What Clinton and McCain want is a reduction in gas prices now, but their tax-holiday idea, while popular, would completely fail to do what taxpayer/voters want it to do, cut prices at the pump. What it will do is make them relatively more popular than Obama, from what they would have been otherwise (economists say, “ceteris paribus”), because voters hear the speech and believe what their candidate tells them. All Clinton and Obama’s windfall profits tax would do is to raise prices on gasoline, as a tax would tend to fall on consumers who have a relatively inelastic demand for gasoline, instead of on owners of oil companies, the stockholders of oil companies.
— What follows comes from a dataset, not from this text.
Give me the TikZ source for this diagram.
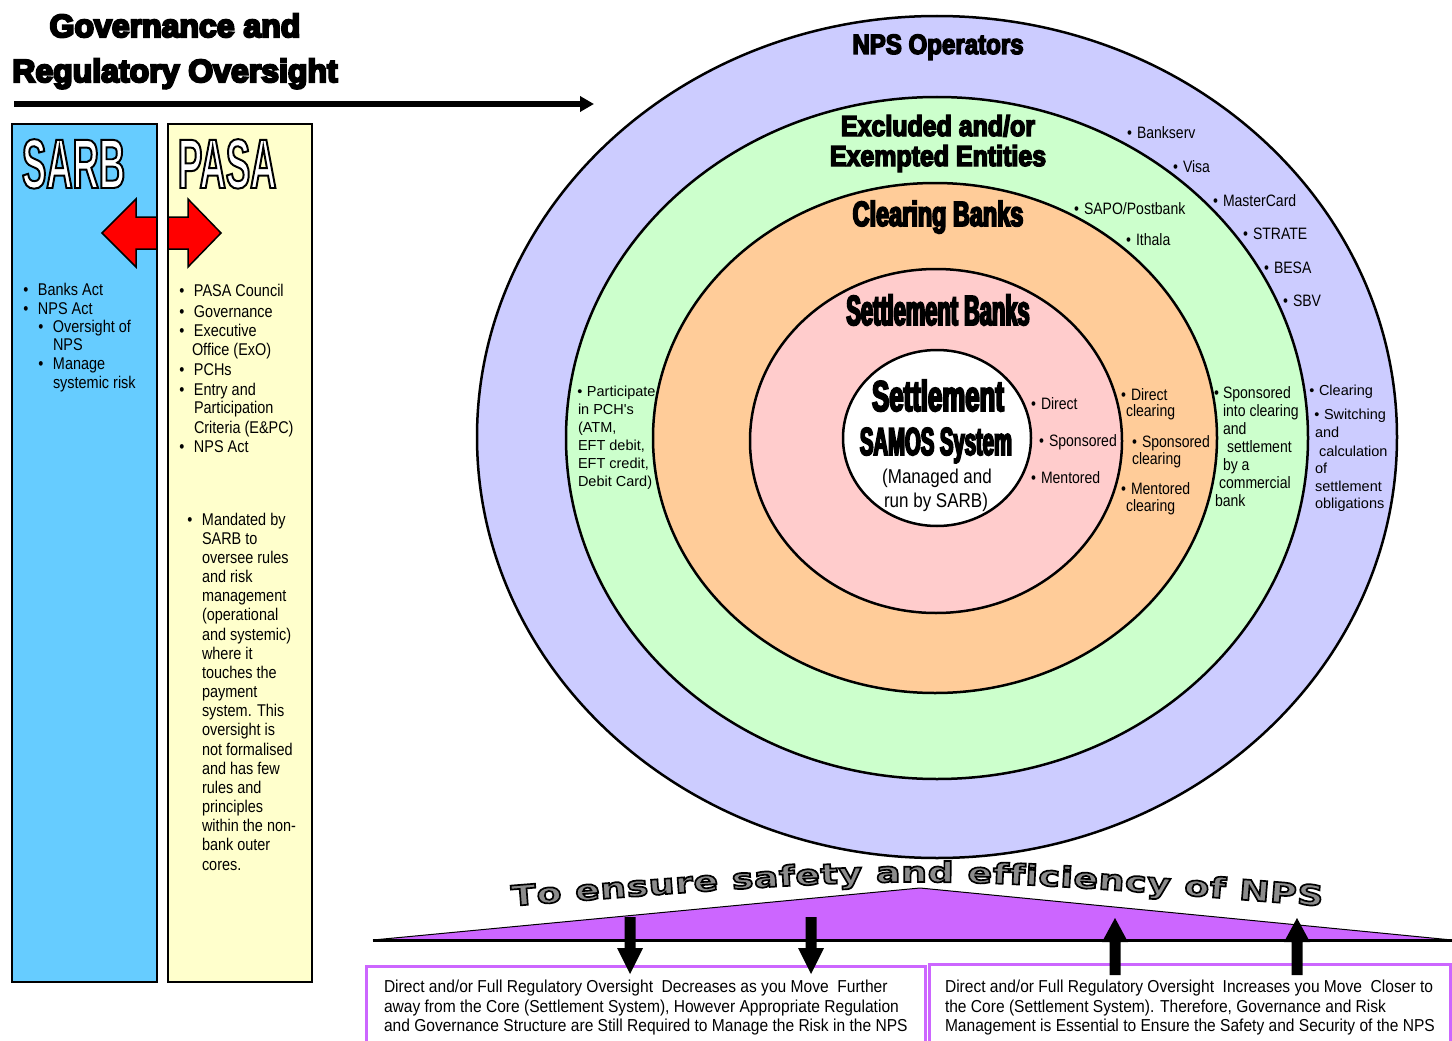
\documentclass[tikz,border=0pt]{standalone}
\usepackage{fontspec}
\usetikzlibrary{arrows.meta,calc,decorations.text}
\setmainfont{Liberation Sans}
\newfontfamily\nar{Liberation Sans}[FakeStretch=0.85]
\newfontfamily\boxf{Liberation Sans}[FakeStretch=0.9]
\newfontfamily\reg{Liberation Sans}
\newfontfamily\ttlf{Liberation Sans Bold}[FakeBold=7]
\newfontfamily\hdA{Liberation Sans Bold}[FakeStretch=0.86,FakeBold=5]
\newfontfamily\hdB{Liberation Sans Bold}[FakeStretch=0.67,FakeBold=5]
\newfontfamily\hdS{Liberation Sans Bold}[FakeStretch=0.52,FakeBold=4.5]
\newfontfamily\hdT{Liberation Sans Bold}[FakeStretch=0.6,FakeBold=4.5]
\newfontfamily\orgf{Liberation Sans Bold}[FakeStretch=0.52,FakeBold=2.8]
\newfontfamily\arcf{DejaVu Sans Bold}[FakeStretch=1.3,FakeBold=6]

\definecolor{sarbblue}{HTML}{66CCFF}
\definecolor{pasayel}{HTML}{FFFFCC}
\definecolor{ringop}{HTML}{CCCCFF}
\definecolor{ringex}{HTML}{CCFFCC}
\definecolor{ringcl}{HTML}{FFCC99}
\definecolor{ringst}{HTML}{FFCCCC}
\definecolor{triviolet}{HTML}{CC66FF}
\definecolor{arcgray}{HTML}{8C8C8C}

% bullet hung to the left of a line
\newcommand\blt[1][9.5pt]{\llap{\textbullet\hspace{#1}}}
% black stroke for emboldened (outlined) glyphs, fill keeps the text colour
\newcommand\inkedge{\special{pdf:literal direct 0 G}}

\tikzset{
  every node/.style={inner sep=0pt, outer sep=0pt},
  lst/.style={font=\nar\fontsize{17}{17}\selectfont, anchor=base west},
  sml/.style={font=\nar\fontsize{16.5}{16.5}\selectfont, anchor=base west},
  rsm/.style={font=\reg\fontsize{14.5}{14.5}\selectfont, anchor=base west},
  boxtxt/.style={font=\boxf\fontsize{17.3}{17.3}\selectfont, anchor=base west},
  ring/.style={draw=black, line width=2.5pt},
  orgtxt/.style={font=\orgf\fontsize{70}{70}\selectfont, anchor=base west, text=white},
  dnarr/.pic={\fill[black] (-5.5,0) -- (5.5,0) -- (5.5,31) -- (13,31) -- (0,57) -- (-13,31) -- (-5.5,31) -- cycle;},
  uparr/.pic={\fill[black] (0,0) -- (13,24) -- (5.5,24) -- (5.5,57) -- (-5.5,57) -- (-5.5,24) -- (-13,24) -- cycle;}
}

\begin{document}
\begin{tikzpicture}[x=1pt,y=-1pt]
\useasboundingbox (0,0) rectangle (1452,1041);
\fill[white] (0,0) rectangle (1452,1041);

% ---------- heading and direction arrow ----------
\node[font=\ttlf\fontsize{32}{32}\selectfont, anchor=base] (ttl1) at (175,37) {Governance and};
\node[font=\ttlf\fontsize{32}{32}\selectfont, anchor=base] (ttl2) at (175,82) {Regulatory Oversight};
\coordinate (govL) at (14,104);
\coordinate (govR) at (594,104);
\draw[line width=5.5pt, -{Triangle[length=14pt,width=15pt]}] (govL) -- (govR);

% ---------- SARB and PASA columns ----------
\node[draw=black, line width=2pt, fill=sarbblue, minimum width=145pt, minimum height=858pt, anchor=north west] (sarb) at (12,124) {};
\node[draw=black, line width=2pt, fill=pasayel, minimum width=144pt, minimum height=858pt, anchor=north west] (pasa) at (168,124) {};

\node[orgtxt] (sarbT) at (22,188) {\inkedge SARB};
\node[orgtxt] (pasaT) at (178,188) {\inkedge PASA};

% two-way link between the regulators
\draw[fill=red, draw=black, line width=1.5pt, line join=miter]
  (102,233) -- (136,199) -- (136,217) -- (188,217) -- (188,199) -- (221,233)
  -- (188,267) -- (188,249) -- (136,249) -- (136,267) -- cycle;
\fill[white] (158,216.2) rectangle (167,249.8);
\draw[line width=2pt] (157,216) -- (157,250) (168,216) -- (168,250);

% SARB duties
\foreach \x/\y/\t [count=\i] in {38/295/{\blt Banks Act}, 38/314/{\blt NPS Act},
    53/332/{\blt Oversight of}, 53/350/NPS, 53/369/{\blt Manage}, 53/388/systemic risk}
  \node[lst] (sarbl-\i) at (\x,\y) {\t};

% PASA structure
\foreach \x/\y/\t [count=\i] in {194/296/{\blt PASA Council}, 194/317/{\blt Governance},
    194/336/{\blt Executive}, 192/355/{Office (ExO)}, 194/375/{\blt PCHs},
    194/395/{\blt Entry and}, 194/413/Participation, 194/433/{Criteria (E\&PC)},
    194/452/{\blt NPS Act}}
  \node[lst] (pasal-\i) at (\x,\y) {\t};

% PASA mandate
\foreach \t [count=\i from 0] in {{\blt Mandated by}, {SARB to}, {oversee rules}, {and risk},
    {management}, {(operational}, {and systemic)}, {where it}, {touches the}, {payment},
    {system. This}, {oversight is}, {not formalised}, {and has few}, {rules and}, {principles},
    {within the non-}, {bank outer}, {cores.}}
  \node[lst] (pasam-\i) at (202,{525+19.17*\i}) {\t};

% ---------- concentric rings ----------
\draw[ring, fill=ringop] (937,437) ellipse [x radius=460, y radius=421];
\draw[ring, fill=ringex] (937,438) ellipse [x radius=371, y radius=341];
\draw[ring, fill=ringcl] (935,438) ellipse [x radius=282, y radius=255];
\draw[ring, fill=ringst] (936,441) ellipse [x radius=186, y radius=172];
\draw[ring, fill=white]  (937,438) ellipse [x radius=94, y radius=88];

% ring titles
\node[font=\hdA\fontsize{28}{28}\selectfont, anchor=base] (nps) at (938,54) {NPS Operators};
\node[font=\hdA\fontsize{29}{29}\selectfont, anchor=base] (exc1) at (938,136) {Excluded and/or};
\node[font=\hdA\fontsize{29}{29}\selectfont, anchor=base] (exc2) at (938,166) {Exempted Entities};
\node[font=\hdB\fontsize{35}{35}\selectfont, anchor=base] (clr) at (938,226) {Clearing Banks};
\node[font=\hdS\fontsize{42}{42}\selectfont, anchor=base] (stb) at (938,325) {Settlement Banks};
\node[font=\hdT\fontsize{43}{43}\selectfont, anchor=base] (core1) at (938,411) {Settlement};
\node[font=\hdS\fontsize{39}{39}\selectfont, anchor=base] (core2) at (936,455) {SAMOS System};
\node[font=\nar\fontsize{20}{20}\selectfont, anchor=base] (core3) at (937,483) {(Managed and};
\node[font=\nar\fontsize{20}{20}\selectfont, anchor=base] (core4) at (936,507) {run by SARB)};

% operators
\node[sml] (op1) at (1137,138) {\blt[5pt]Bankserv};
\node[sml] (op2) at (1183,172) {\blt[5pt]Visa};
\node[sml] (op3) at (1223,206) {\blt[5pt]MasterCard};
\node[sml] (op4) at (1253,239) {\blt[5pt]STRATE};
\node[sml] (op5) at (1274,273) {\blt[5pt]BESA};
\node[sml] (op6) at (1293,306) {\blt[5pt]SBV};
\node[rsm] (opr1) at (1319,395) {\blt[4.5pt]Clearing};
\node[rsm] (opr2) at (1324,419) {\blt[4.5pt]Switching};
\node[rsm] (opr3) at (1315,437) {and};
\node[rsm] (opr4) at (1319,456) {calculation};
\node[rsm] (opr5) at (1315,473) {of};
\node[rsm] (opr6) at (1315,491) {settlement};
\node[rsm] (opr7) at (1315,508) {obligations};

% excluded / exempted entities
\node[sml] (ex1) at (1084,214) {\blt[5pt]SAPO/Postbank};
\node[sml] (ex2) at (1136,245) {\blt[5pt]Ithala};
\node[rsm] (exl1) at (587,396) {\blt[4.5pt]Participate};
\node[rsm] (exl2) at (578,414) {in PCH's};
\node[rsm] (exl3) at (578,432) {(ATM,};
\node[rsm] (exl4) at (578,450) {EFT debit,};
\node[rsm] (exl5) at (578,468) {EFT credit,};
\node[rsm] (exl6) at (578,486) {Debit Card)};
\node[sml] (exr1) at (1223,398) {\blt[4pt]Sponsored};
\node[sml] (exr2) at (1223,416) {into clearing};
\node[sml] (exr3) at (1223,434) {and};
\node[sml] (exr4) at (1227,452) {settlement};
\node[sml] (exr5) at (1223,470) {by a};
\node[sml] (exr6) at (1219,488) {commercial};
\node[sml] (exr7) at (1215,506) {bank};

% clearing banks
\node[sml] (cl1) at (1131,400) {\blt[5pt]Direct};
\node[sml] (cl2) at (1126,416) {clearing};
\node[sml] (cl3) at (1142,447) {\blt[5pt]Sponsored};
\node[sml] (cl4) at (1132,464) {clearing};
\node[sml] (cl5) at (1131,494) {\blt[5pt]Mentored};
\node[sml] (cl6) at (1126,511) {clearing};

% settlement banks
\node[sml] (sb1) at (1041,409) {\blt[5pt]Direct};
\node[sml] (sb2) at (1049,446) {\blt[5pt]Sponsored};
\node[sml] (sb3) at (1041,483) {\blt[5pt]Mentored};

% ---------- balance beam ----------
\coordinate (beamL) at (373,940);
\coordinate (beamT) at (920,888);
\coordinate (beamR) at (1452,940);
\draw[fill=triviolet, line width=1pt, line join=miter] (beamL) -- (beamT) -- (beamR) -- cycle;
\draw[line width=3pt] (beamL) -- (beamR);

\coordinate (arcL) at (512,906);
\coordinate (arcC) at (917,874);
\coordinate (arcR) at (1322,906);
\path[decorate, decoration={text along path, text align={fit to path}, text color=arcgray,
  text={|\arcf\fontsize{28}{28}\selectfont\color{arcgray}\inkedge|To ensure safety and efficiency of NPS}}]
  (arcL) .. controls (arcC) .. (arcR);

% ---------- summary boxes ----------
\node[draw=triviolet, line width=3pt, minimum width=559pt, minimum height=90pt, anchor=north west] (boxL) at (366,966) {};
\node[draw=triviolet, line width=3pt, minimum width=521pt, minimum height=90pt, anchor=north west] (boxR) at (929,964) {};

\node[boxtxt] (bl1) at (384,992) {Direct and/or Full Regulatory Oversight\ \ Decreases as you Move\ \ Further};
\node[boxtxt] (bl2) at (384,1012) {away from the Core (Settlement System), However Appropriate Regulation};
\node[boxtxt] (bl3) at (384,1031) {and Governance Structure are Still Required to Manage the Risk in the NPS};
\node[boxtxt] (br1) at (945,992) {Direct and/or Full Regulatory Oversight\ \ Increases you Move\ \ Closer to};
\node[boxtxt] (br2) at (945,1012) {the Core (Settlement System). Therefore, Governance and Risk};
\node[boxtxt] (br3) at (945,1031) {Management is Essential to Ensure the Safety and Security of the NPS};

\pic at (630,917) {dnarr};
\pic at (811,917) {dnarr};
\pic at (1115,918) {uparr};
\pic at (1297,918) {uparr};
\end{tikzpicture}
\end{document}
Stockholders have many options in the long run and will divert their funds away from oil companies if these companies are forced to pay a profits tax. Cutting supply raises price. Cutting supply to a good that has an inelastic price raises price a lot.

 

Clinton says she is “reluctant to throw her lot in with economists.” I’m even reluctant to throw my lot in with politicians. While corporations that lie in their ads and promotions can be convicted for fraud, it seems that fraud does not apply to politicians vying for our votes.

 

Two lessons. One, people trying to get elected are to be believed about as much as those emails from the dying wife of the Nigerian Oil Minister who wants to make you rich. The other lesson is that what we have been talking about in class with burdens of taxes and elasticities was to help understand real proposals, and to help us detect BS before we down in it face first.